Auckland Nuclear Accessory Company
- Founded: 1966
- Defunct: 1982
- Fate: Receivership
- Headquarters: Auckland, New Zealand

= Auckland Nuclear Accessory Company =

Former New Zealand company

The Auckland Nuclear Accessory Company (ANAC) was one of the earliest technology companies in New Zealand. It was started in 1966 in Auckland by a group of physicists and technicians from the University of Auckland nuclear research laboratory (AURA II) primarily to commercialise the polarised ion source developed there. It initially had three shareholders: Professor Edwin R. Collins and two of his senior research students, Barry A. MacKinnon and Hilton F. Glavish. The company grew and supplied products and instruments to other research institutions and commercial companies around the world. Manufacturing was done in Auckland, and they later had a sales office in Santa Clara, California and an agent (SENTEC) in Geneva Switzerland. In 1979 it received the American Chamber of Commerce Export Award.

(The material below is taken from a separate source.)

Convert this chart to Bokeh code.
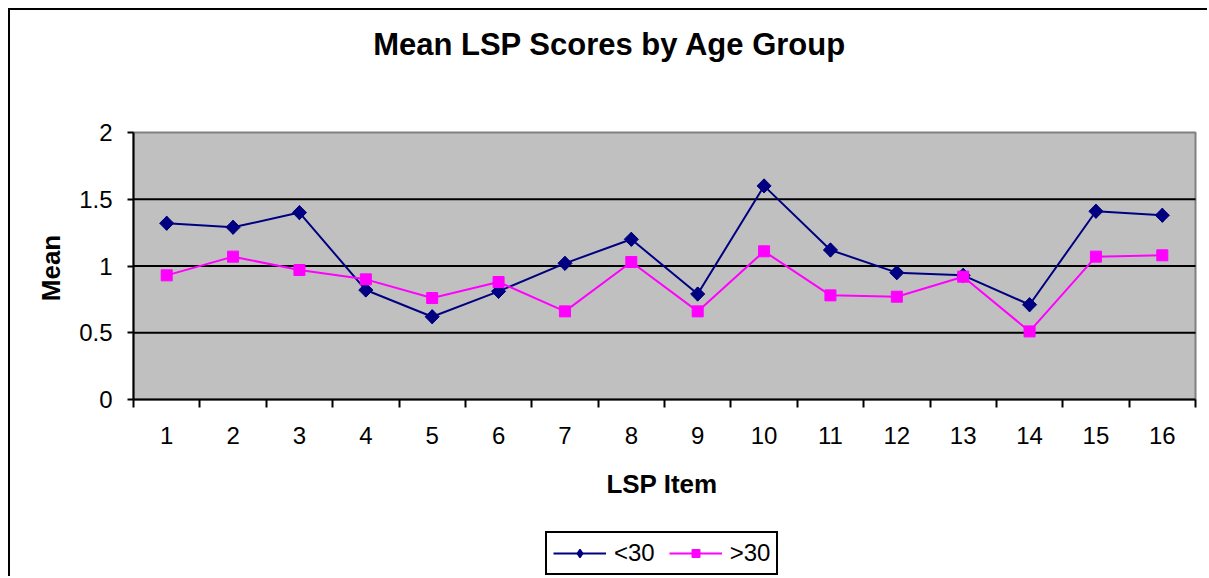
import numpy as np
from bokeh.plotting import figure
from bokeh.models import (FixedTicker, Legend, LegendItem, Label, ColumnDataSource, BoxAnnotation)
from bokeh.embed import file_html
from bokeh.resources import INLINE

items = list(range(1, 17))
item_labels = [str(i) for i in items]
under30 = [1.32, 1.29, 1.40, 0.82, 0.62, 0.81, 1.02, 1.20, 0.79, 1.60, 1.12, 0.95, 0.93, 0.71, 1.41, 1.38]
over30 = [0.93, 1.07, 0.97, 0.90, 0.76, 0.88, 0.66, 1.03, 0.66, 1.11, 0.78, 0.77, 0.92, 0.51, 1.07, 1.08]
y_ticks = [0, 0.5, 1, 1.5, 2]
y_tick_labels = ["0", "0.5", "1", "1.5", "2"]
grid_values = [0.5, 1, 1.5]
series_names = ["<30", ">30"]
title_text = "Mean LSP Scores by Age Group"
x_title = "LSP Item"
y_title = "Mean"

FONT = "Liberation Sans"
W, H = 1199, 568
X_MIN, X_MAX = items[0] - 0.5, items[-1] + 0.5
Y_MIN, Y_MAX = y_ticks[0], y_ticks[-1]

# The frame covers the whole canvas so that titles and legend (frame annotations) are not clipped.
# Plot area in canvas pixels: left 123, right 1185, top 122, bottom 389.
PL, PR, PT, PB = 123, 1185, 122, 389
sx = (PR - PL) / (X_MAX - X_MIN)
sy = (PB - PT) / (Y_MAX - Y_MIN)
x_range = (X_MIN - PL / sx, X_MAX + (W - PR) / sx)
y_range = (Y_MIN - (H - PB) / sy, Y_MAX + PT / sy)

p = figure(width=W, height=H, output_backend="svg", toolbar_location=None,
           x_range=x_range, y_range=y_range,
           min_border_left=0, min_border_right=0, min_border_top=0, min_border_bottom=0)
p.styles = {"margin-left": "8px", "margin-top": "8px",
            "border-left": "2px solid black", "border-top": "2px solid black"}
p.background_fill_color = "white"
p.border_fill_color = "white"
p.outline_line_color = None
p.grid.visible = False

# grey plotting area
p.add_layout(BoxAnnotation(left=X_MIN, right=X_MAX, bottom=Y_MIN, top=Y_MAX,
                           fill_color="#C0C0C0", fill_alpha=1,
                           line_color="#808080", line_width=2, line_alpha=1, level="image"))

# horizontal gridlines
p.segment(x0=[X_MIN] * len(grid_values), x1=[X_MAX] * len(grid_values),
          y0=grid_values, y1=grid_values, line_color="black", line_width=2)

# x axis drawn at y = 0
xa = p.xaxis[0]
xa.fixed_location = Y_MIN
xa.bounds = (X_MIN, X_MAX)
xa.ticker = FixedTicker(ticks=items, minor_ticks=[i - 0.5 for i in items] + [X_MAX])
xa.major_label_overrides = {i: l for i, l in zip(items, item_labels)}
xa.major_tick_out = 0
xa.major_tick_in = 0
xa.minor_tick_out = 8
xa.minor_tick_in = 0
xa.minor_tick_line_color = "black"
xa.minor_tick_line_width = 2
xa.axis_line_color = "black"
xa.axis_line_width = 2
xa.major_label_text_font = FONT
xa.major_label_text_font_size = "24px"
xa.major_label_text_color = "black"
xa.major_label_standoff = 19

ya = p.yaxis[0]
ya.fixed_location = X_MIN
ya.bounds = (Y_MIN, Y_MAX)
ya.ticker = FixedTicker(ticks=y_ticks)
ya.major_label_overrides = {t: l for t, l in zip(y_ticks, y_tick_labels)}
ya.major_tick_out = 6
ya.major_tick_in = 0
ya.major_tick_line_width = 2
ya.major_tick_line_color = "black"
ya.minor_tick_line_color = None
ya.axis_line_color = "black"
ya.axis_line_width = 2
ya.major_label_text_font = FONT
ya.major_label_text_font_size = "24px"
ya.major_label_text_color = "black"
ya.major_label_standoff = 15

src = ColumnDataSource(dict(x=items, a=under30, b=over30))
l1 = p.line("x", "a", source=src, line_color="#000080", line_width=2)
# diamond used for the legend glyph (hidden below the rotated squares in the plot)
m1_leg = p.scatter("x", "a", source=src, marker="diamond", size=13,
                   fill_color="#000080", line_color="#000080", line_width=1.5)
m1 = p.scatter("x", "a", source=src, marker="square", angle=np.pi / 4, size=10,
               fill_color="#000080", line_color="#000080")
l2 = p.line("x", "b", source=src, line_color="#FF00FF", line_width=2)
m2 = p.scatter("x", "b", source=src, marker="square", size=11,
               fill_color="#FF00FF", line_color="#FF00FF")

legend = Legend(items=[LegendItem(label=series_names[0], renderers=[l1, m1_leg]),
                       LegendItem(label=series_names[1], renderers=[l2, m2])],
                orientation="horizontal", location=(535, 3),
                border_line_color="black", border_line_width=2, border_line_alpha=1,
                background_fill_color="white", background_fill_alpha=1,
                label_text_font=FONT, label_text_font_size="24px", label_text_color="black",
                label_standoff=8, glyph_width=53, glyph_height=20,
                spacing=14, padding=6, margin=0)
p.add_layout(legend, "center")

p.add_layout(Label(x=599.5, y=534, x_units="screen", y_units="screen", text=title_text,
                   text_font=FONT, text_font_size="31px", text_font_style="bold",
                   text_color="black", text_align="center", text_baseline="middle"))
p.add_layout(Label(x=40, y=310.5, x_units="screen", y_units="screen", text=y_title,
                   angle=np.pi / 2, text_font=FONT, text_font_size="26px", text_font_style="bold",
                   text_color="black", text_align="center", text_baseline="middle"))
p.add_layout(Label(x=651.5, y=94.5, x_units="screen", y_units="screen", text=x_title,
                   text_font=FONT, text_font_size="26px", text_font_style="bold",
                   text_color="black", text_align="center", text_baseline="middle"))

open("out.html", "w").write(file_html(p, INLINE))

The company's speciality was high precision electromagnets incorporating vacuum resin impregnated coil structures. They also developed and sold other products which were initially invented by New Zealand and Australian government funded agencies such as the DSE (Defense Scientific Establishment) and National Standards Laboratory, Sydney. These included a high sensitivity inclinometer (ANAC Model 300) used for earthquake and volcanic research and a gray scale printer/plotter (ANAC Model 910) for display of time varying phenomena.

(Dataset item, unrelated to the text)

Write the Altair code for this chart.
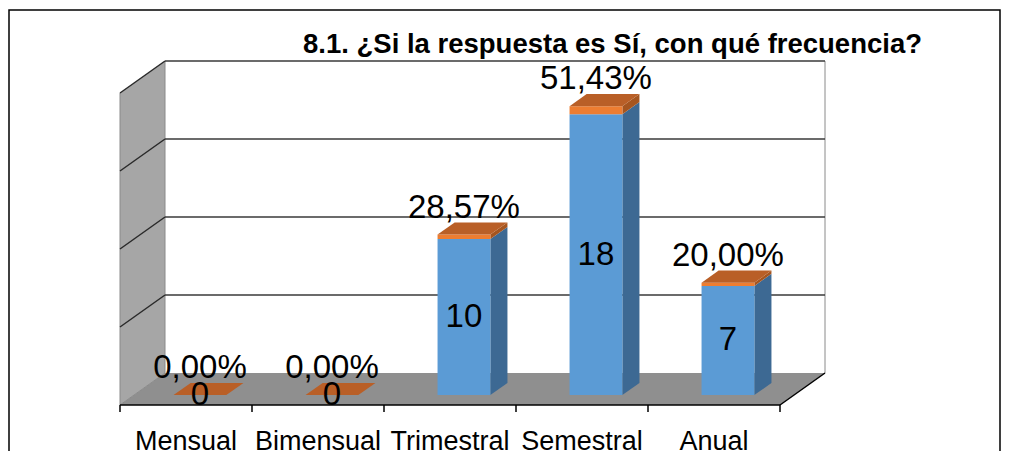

The company produced polarized ion sources for use in nuclear research accelerators. This was pioneered at the University of Auckland's AURA II nuclear research accelerator by physicist Hilton Glavish. They developed an electronic control system (similar to modern day PLCs) to cope with the high voltage isolation and difficult electrical noise environment of nuclear ion sources and accelerators. Called the "700 System", it was later sold to SENTEC of Switzerland after the collapse of ANAC.

The company was placed into receivership in late 1982 and ceased operating. Much of the engineering work and electromagnet construction was taken over by Buckley Engineering, later to become Buckley Systems Ltd.